WASHINGTON (June 7, 2004) — Vehicle manufacturers are fueling a trend toward higher-speed-rated tires as original equipment, with the H-rated tire getting the gravy as the industry's new broadline tire.
Although vehicle manufacturers, tire makers and tire dealers couldn't quantify all the changes over the past few years, all agreed that H-rated tires—maximum speed 130 mph, or 210 km/h—are becoming increasingly important as car makers specify them as OE for more and more vehicle models.
“Your American car industry is going more for higher speed ratings and lower profiles,” said Randy Mayers, president of Sabal Chase Service & Tire Center, a high-performance tire specialist in Miami. “It's the trend right now. Your S- and T-rated tires (maximum speeds 112 and 118 mph, respectively) are going downhill, while tires rated H, V, W and Y are on the upswing.” (V-rated tires are built for a maximum speed of 149 mph, W-rated for 168 mph and Y-rated for 186 mph.)
“S-rated and T-rated tires are going away,” added Bob Toth, Goodyear marketing manager for automobile tires. “In the near future, there will be no S- and T-rated high-performance tires. All will be H-rated or higher.”

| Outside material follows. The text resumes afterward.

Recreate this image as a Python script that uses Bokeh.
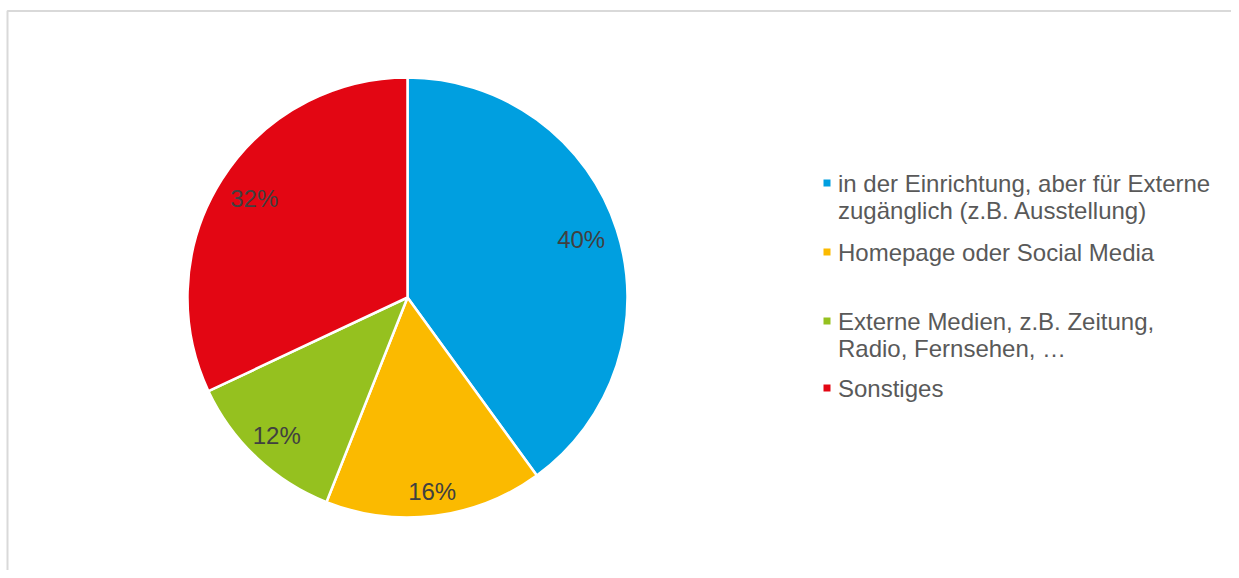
import math
from bokeh.plotting import figure
from bokeh.models import ColumnDataSource, Range1d
from bokeh.core.properties import value
from bokeh.embed import file_html
from bokeh.resources import INLINE

# ---- data ----
categories = [
    "in der Einrichtung, aber für Externe\nzugänglich (z.B. Ausstellung)",
    "Homepage oder Social Media",
    "Externe Medien, z.B. Zeitung,\nRadio, Fernsehen, …",
    "Sonstiges",
]
shares = [40, 16, 12, 32]
labels = ["40%", "16%", "12%", "32%"]
colors = ["#009FE0", "#FBBA00", "#95C11F", "#E30613"]

# ---- layout (page pixel coordinates) ----
W, H = 1231, 570
ORIGIN = 0  # where the figure lands on the photographed page
def py(y):  # page pixel y -> data y (upwards)
    return (ORIGIN + H) - y

cx, cy, R = 407, py(297), 220
label_r = [0.83, 0.895, 0.868, 0.825]
legend_baselines = [190, 259, 328, 395]
legend_step = 27
sq_x, text_x = 826.5, 837.5
FONT = "Liberation Sans"
FS = "24px"

p = figure(width=W, height=H, output_backend="svg", toolbar_location=None,
           x_range=Range1d(ORIGIN, ORIGIN + W), y_range=Range1d(py(ORIGIN + H), py(ORIGIN)),
           min_border=0, outline_line_color=None)
p.axis.visible = False
p.grid.visible = False
p.background_fill_color = "white"
p.border_fill_color = "white"

# chart frame (top and left edges visible)
p.line(x=[7, 7, ORIGIN + W], y=[py(ORIGIN + H), py(10.5), py(10.5)],
       line_color="#D9D9D9", line_width=2)

# ---- pie ----
total = sum(shares)
starts, ends, mids = [], [], []
acc = 0
for s in shares:
    a0 = math.pi / 2 - 2 * math.pi * acc / total
    acc += s
    a1 = math.pi / 2 - 2 * math.pi * acc / total
    starts.append(a0)
    ends.append(a1)
    mids.append((a0 + a1) / 2)

src = ColumnDataSource(dict(start=starts, end=ends, color=colors))
p.wedge(x=cx, y=cy, radius=R, start_angle="start", end_angle="end",
        direction="clock", fill_color="color", line_color="white",
        line_width=2.5, source=src)

lx = [cx + R * f * math.cos(m) for f, m in zip(label_r, mids)]
ly = [cy + R * f * math.sin(m) for f, m in zip(label_r, mids)]
p.text(x=lx, y=ly, text=labels, text_align="center", text_baseline="middle",
       text_font=value(FONT), text_font_size=FS, text_color="#404040",
       y_offset=-1.5)

# ---- legend ----
tx, ty, ttxt = [], [], []
for cat, b in zip(categories, legend_baselines):
    for i, line in enumerate(cat.split("\n")):
        tx.append(text_x)
        ty.append(py(b + i * legend_step))
        ttxt.append(line)
p.text(x=tx, y=ty, text=ttxt, text_align="left", text_baseline="alphabetic",
       text_font=value(FONT), text_font_size=FS, text_color="#595959",
       y_offset=-7)

p.scatter(x=[sq_x] * len(categories), y=[py(b - 7.5) for b in legend_baselines],
          marker="square", size=7, fill_color=colors, line_color=None)

open("out.html", "w").write(file_html(p, INLINE))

A change in the driving habits of U.S. motorists is the main impetus behind the growth of H-rated tires, according to Rick Brennan, high-performance brand manager for Kumho Tires U.S.A. Inc.
“I guess you could say it's the new broadline line, because it's the OE tire on the kind of car—as opposed to an SUV or a light truck—that the average American drives.” Mr. Brennan said. “Eight years ago, the most popular passenger car was the Ford Taurus; today, it's the Toyota Camry. Honda, Nissan and Toyota use more H-rated tires, and also more lower-aspect-ratio tires, than Detroit does.”
Mr. Toth agreed. “If you look at any little Honda today, it will have H-rated tires,” he said.
Mr. Brennan quoted production figures compiled by the Rubber Manufacturers Association to demonstrate his point. In 1996, he noted, U.S. production of H-rated tires totaled about 14 million. By 2003, that number had nearly doubled to 25.2 million, of which 18 million were in the 60-65, low-aspect-ratio series.
But Detroit, like the Asian and European manufacturers, also is moving in the direction of H-rated OE tires, according to David Cowger, a tire engineer at General Motors Corp.
It's difficult to discuss which GM models now use H-rated OE tires that didn't five years ago, according to Mr. Cowger. That's because one model can have three different levels of accessories and performance, calling for three different types of tires.
Nevertheless, he added, the different grades within a single model at GM have seen their sizes and speed ratings creep up and their aspect ratios go down.
“A few years ago, a model might have a 15-inch tire for the basic type, a 16-inch touring tire for the next grade up, and a 16-inch, S- or T-rated tire for the top-of-the-line vehicle,” he said. “But now the three levels might have the 15-inch tire rated S or T for the basic version, a 16-inch H-rated tire for the mid-level type, and a 17-inch V-rated tire for the premium version.”
The construction of vehicles for higher speeds and higher performance dictates the OE fitment of tires with higher speed ratings and shorter sidewalls, according to Matt Edmonds, vice president of marketing for Tire Rack, the South Bend, Ind.-based mail-order and online tire marketer. “It's part of the evolution of tire production,” he said.
Mr. Mayers of Sabal Chase said he believes issues of both safety and economy led to the growth in demand for H-rated tires.
“H-rated tires have come down in price a lot, so it's more economical to specify them as OE,” he said. “It's hard to relate exactly what's happening, but H-rated tires are definitely found a tier below where they used to be.”